Nous pouvons évoquer un troisième point et non des moindres, le rôle massif et soutenu des femmes dans la mobilisation. Des milliers de femmes se sont mobilisées pour faire entendre leur voix. Elles ont été là où on ne les attendait pas, dans la lutte des classes et non pas à manifester contre le patriarcat. Ces femmes prolétaires sont les premières touchées par la crise. Six smicards sur dix sont des femmes, la grande majorité des foyers pauvres sont des femmes seules avec leurs enfants. Loin des poncifs des féministes bourgeoises, les femmes gilets jaunes n’étaient pas des victimes. Sur les rond-points, en première ligne face aux flics, elles ont montré qu’une femme qui lutte est une guerrière.

Nous nous retrouvons donc trois ans après avec une poignée qui tente de réactiver un mouvement essoufflé, mais est-ce une fatalité ? Non, nous pouvons dire que ce mouvement a été une grande école pour comprendre les lois de la Révolution en France. Le peuple français a relevé la tête de façon organisée, consciente et beaucoup ont accepté l’idée que seule la violence pouvait faire changer les choses. De plus, des liens ont été créés, de l’expérience accumulée, des initiatives crées, et aujourd’hui encore, chaque samedi, des milliers de Gilets Jaunes continuent de se mobiliser.

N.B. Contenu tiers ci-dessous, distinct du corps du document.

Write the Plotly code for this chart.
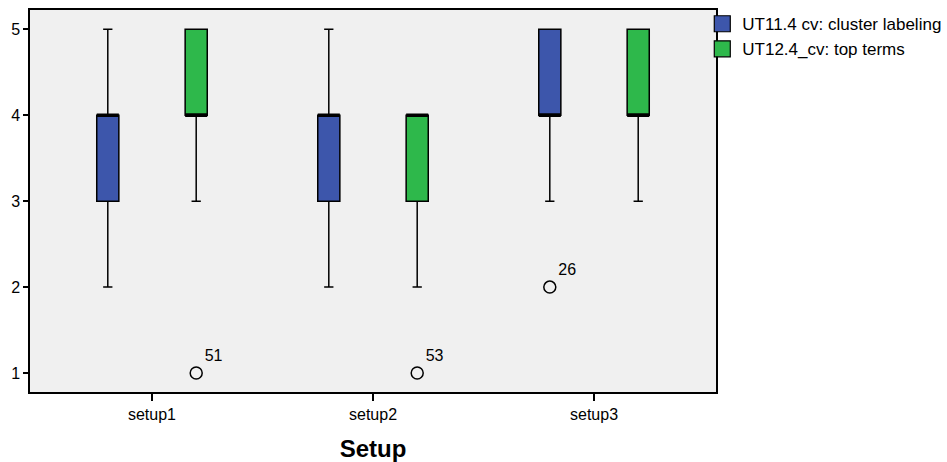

Ce mouvement est donc une inestimable victoire pour les masses françaises, car nous pouvons maintenant apprendre de nos erreurs, développer nos stratégies pour ne plus les reproduire. Ainsi, lors du prochain grand mouvement social qui ne saurait tarder, avec la crise économique approchant, lutter avec les masses de façon encore plus efficace que lors des Gilets Jaunes. De plus, le Gilet Jaune est maintenant devenu un symbole d’espoir, de dignité, pour le monde entier qui a vu ce que le peuple uni et organisé pouvait réaliser.

Nous pouvons donc conclure en affirmant que, trois ans ans après, même si le mouvement des Gilets Jaunes en lui même est terminé, toutes les graines qu’il a plantés vont germer, car rien, strictement rien, n’a été réglé. C’est même pire.

Ce mouvement, avec celui des révoltes des banlieues de 2005, ouvre une nouvelle époque dans notre pays, celle de l’actualité de la Révolution prolétarienne.